(DATA EXCERPTS):

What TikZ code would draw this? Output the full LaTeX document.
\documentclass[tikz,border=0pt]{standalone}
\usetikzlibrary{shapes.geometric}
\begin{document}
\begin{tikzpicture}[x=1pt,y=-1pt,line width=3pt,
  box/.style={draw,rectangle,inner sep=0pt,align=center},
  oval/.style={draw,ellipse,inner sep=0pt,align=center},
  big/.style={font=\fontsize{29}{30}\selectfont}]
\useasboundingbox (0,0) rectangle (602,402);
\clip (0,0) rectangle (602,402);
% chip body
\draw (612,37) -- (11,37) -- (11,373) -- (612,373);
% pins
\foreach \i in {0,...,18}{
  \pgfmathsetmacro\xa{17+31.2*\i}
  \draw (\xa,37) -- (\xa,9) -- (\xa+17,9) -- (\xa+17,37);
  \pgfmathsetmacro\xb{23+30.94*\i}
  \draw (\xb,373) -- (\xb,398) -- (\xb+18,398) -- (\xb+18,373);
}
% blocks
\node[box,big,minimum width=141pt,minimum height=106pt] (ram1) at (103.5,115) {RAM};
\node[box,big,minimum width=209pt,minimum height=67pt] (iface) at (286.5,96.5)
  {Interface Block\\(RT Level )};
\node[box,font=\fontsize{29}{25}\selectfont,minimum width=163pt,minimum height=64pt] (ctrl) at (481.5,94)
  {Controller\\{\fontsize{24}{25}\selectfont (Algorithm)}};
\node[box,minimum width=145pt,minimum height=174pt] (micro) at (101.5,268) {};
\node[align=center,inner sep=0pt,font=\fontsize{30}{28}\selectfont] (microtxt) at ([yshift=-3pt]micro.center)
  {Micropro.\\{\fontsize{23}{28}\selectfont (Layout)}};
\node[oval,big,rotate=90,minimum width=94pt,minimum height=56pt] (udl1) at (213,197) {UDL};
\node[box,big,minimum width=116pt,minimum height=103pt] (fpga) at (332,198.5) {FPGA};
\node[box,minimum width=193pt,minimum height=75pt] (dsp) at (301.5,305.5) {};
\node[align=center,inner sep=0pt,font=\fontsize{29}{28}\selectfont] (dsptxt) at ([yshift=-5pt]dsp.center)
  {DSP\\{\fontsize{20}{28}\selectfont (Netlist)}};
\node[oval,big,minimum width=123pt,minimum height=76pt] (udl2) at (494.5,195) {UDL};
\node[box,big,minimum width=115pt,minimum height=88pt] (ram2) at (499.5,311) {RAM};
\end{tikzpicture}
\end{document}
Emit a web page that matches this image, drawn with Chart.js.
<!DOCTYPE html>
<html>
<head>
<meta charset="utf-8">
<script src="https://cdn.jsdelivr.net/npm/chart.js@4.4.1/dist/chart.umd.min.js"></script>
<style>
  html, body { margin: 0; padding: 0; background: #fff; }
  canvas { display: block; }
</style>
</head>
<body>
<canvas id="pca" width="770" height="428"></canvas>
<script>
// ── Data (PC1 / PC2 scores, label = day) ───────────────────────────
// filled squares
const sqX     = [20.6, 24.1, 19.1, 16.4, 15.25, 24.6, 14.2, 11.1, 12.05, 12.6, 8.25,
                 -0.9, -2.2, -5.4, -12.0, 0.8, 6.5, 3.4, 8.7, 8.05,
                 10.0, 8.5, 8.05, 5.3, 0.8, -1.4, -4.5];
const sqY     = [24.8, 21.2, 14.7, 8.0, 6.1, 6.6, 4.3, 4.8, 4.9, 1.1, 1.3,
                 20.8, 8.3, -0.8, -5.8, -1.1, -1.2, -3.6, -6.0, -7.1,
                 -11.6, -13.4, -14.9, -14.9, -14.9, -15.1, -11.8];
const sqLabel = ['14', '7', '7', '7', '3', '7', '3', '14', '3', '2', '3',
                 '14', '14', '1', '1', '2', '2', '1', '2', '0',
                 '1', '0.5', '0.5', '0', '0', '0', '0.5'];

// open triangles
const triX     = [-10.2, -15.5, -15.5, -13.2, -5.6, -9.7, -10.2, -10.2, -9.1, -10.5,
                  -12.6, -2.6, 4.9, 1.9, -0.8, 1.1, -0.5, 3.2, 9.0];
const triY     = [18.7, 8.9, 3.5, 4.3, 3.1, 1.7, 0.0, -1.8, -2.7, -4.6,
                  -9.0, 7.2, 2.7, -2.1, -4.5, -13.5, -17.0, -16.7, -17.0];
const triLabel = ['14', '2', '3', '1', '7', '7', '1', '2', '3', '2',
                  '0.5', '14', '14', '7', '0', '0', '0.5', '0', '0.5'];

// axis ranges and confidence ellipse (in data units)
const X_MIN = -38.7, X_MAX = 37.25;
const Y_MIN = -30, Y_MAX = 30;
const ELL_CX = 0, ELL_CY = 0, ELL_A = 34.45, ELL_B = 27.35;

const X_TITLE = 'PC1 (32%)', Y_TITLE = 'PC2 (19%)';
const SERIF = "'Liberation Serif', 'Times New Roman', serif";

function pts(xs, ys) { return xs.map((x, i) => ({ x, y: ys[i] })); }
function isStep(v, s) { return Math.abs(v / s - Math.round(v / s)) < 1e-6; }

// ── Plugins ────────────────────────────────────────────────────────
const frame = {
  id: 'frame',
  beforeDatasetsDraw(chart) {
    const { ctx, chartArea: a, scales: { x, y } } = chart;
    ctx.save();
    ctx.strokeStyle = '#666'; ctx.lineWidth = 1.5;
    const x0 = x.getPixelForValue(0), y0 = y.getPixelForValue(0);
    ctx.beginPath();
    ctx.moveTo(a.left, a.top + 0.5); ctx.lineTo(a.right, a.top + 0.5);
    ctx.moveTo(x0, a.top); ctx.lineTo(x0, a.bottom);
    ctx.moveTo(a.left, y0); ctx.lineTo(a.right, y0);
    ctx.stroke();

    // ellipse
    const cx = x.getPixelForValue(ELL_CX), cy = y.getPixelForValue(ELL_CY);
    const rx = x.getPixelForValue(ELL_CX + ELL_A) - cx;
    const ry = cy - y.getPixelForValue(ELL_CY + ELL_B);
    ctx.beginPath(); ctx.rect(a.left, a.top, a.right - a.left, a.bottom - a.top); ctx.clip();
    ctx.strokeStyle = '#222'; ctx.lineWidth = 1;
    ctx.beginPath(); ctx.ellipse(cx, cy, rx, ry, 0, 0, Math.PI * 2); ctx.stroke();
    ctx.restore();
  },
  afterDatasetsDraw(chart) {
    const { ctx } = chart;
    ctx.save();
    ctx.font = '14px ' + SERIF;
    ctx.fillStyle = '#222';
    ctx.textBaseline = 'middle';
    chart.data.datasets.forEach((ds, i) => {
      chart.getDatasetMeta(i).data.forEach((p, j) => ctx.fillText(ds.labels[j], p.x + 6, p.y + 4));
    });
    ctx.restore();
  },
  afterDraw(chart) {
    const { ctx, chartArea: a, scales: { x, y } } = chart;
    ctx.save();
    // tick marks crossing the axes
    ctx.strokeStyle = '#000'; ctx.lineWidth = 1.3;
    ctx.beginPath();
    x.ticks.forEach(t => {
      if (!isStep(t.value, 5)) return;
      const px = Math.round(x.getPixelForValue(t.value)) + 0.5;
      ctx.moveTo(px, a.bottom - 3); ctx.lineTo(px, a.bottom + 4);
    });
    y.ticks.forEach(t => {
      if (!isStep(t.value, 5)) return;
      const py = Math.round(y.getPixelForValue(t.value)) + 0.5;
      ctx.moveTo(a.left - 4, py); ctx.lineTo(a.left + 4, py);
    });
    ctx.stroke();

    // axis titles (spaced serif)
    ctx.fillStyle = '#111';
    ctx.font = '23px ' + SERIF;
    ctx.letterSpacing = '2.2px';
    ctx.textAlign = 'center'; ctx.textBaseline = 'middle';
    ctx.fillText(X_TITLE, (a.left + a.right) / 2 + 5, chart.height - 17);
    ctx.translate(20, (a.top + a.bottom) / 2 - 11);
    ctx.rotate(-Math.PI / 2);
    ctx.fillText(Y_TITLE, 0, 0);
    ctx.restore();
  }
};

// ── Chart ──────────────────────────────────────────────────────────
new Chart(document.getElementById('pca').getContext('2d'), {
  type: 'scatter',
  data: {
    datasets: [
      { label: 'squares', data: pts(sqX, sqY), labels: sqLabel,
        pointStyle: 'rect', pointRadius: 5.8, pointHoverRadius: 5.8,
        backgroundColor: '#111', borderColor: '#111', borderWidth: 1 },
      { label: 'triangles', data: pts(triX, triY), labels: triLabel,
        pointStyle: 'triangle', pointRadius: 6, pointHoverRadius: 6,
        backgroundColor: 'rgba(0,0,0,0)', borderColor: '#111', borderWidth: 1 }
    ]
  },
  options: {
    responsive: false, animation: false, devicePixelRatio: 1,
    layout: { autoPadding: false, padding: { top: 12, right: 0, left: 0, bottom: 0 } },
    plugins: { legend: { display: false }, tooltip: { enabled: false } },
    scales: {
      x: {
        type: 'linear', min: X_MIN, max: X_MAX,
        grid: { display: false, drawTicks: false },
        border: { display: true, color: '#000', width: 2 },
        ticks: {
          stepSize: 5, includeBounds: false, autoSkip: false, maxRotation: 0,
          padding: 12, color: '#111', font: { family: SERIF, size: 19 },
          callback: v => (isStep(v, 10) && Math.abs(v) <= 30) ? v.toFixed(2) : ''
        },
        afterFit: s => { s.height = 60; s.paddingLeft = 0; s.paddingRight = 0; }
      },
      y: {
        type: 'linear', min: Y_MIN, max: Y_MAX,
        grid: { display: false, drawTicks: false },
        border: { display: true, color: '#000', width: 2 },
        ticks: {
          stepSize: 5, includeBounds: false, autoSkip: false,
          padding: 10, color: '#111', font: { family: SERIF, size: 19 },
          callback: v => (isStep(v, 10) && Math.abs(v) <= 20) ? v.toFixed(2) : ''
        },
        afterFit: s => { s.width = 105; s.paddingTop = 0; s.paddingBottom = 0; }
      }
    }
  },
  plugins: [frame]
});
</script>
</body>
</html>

(GIVEN INSTRUCTION): Check each line of the entries for the string "this". Copy the lines that have it.

(FULL ANSWER):
What TikZ code would draw this? Output the full LaTeX document.
Emit a web page that matches this image, drawn with Chart.js.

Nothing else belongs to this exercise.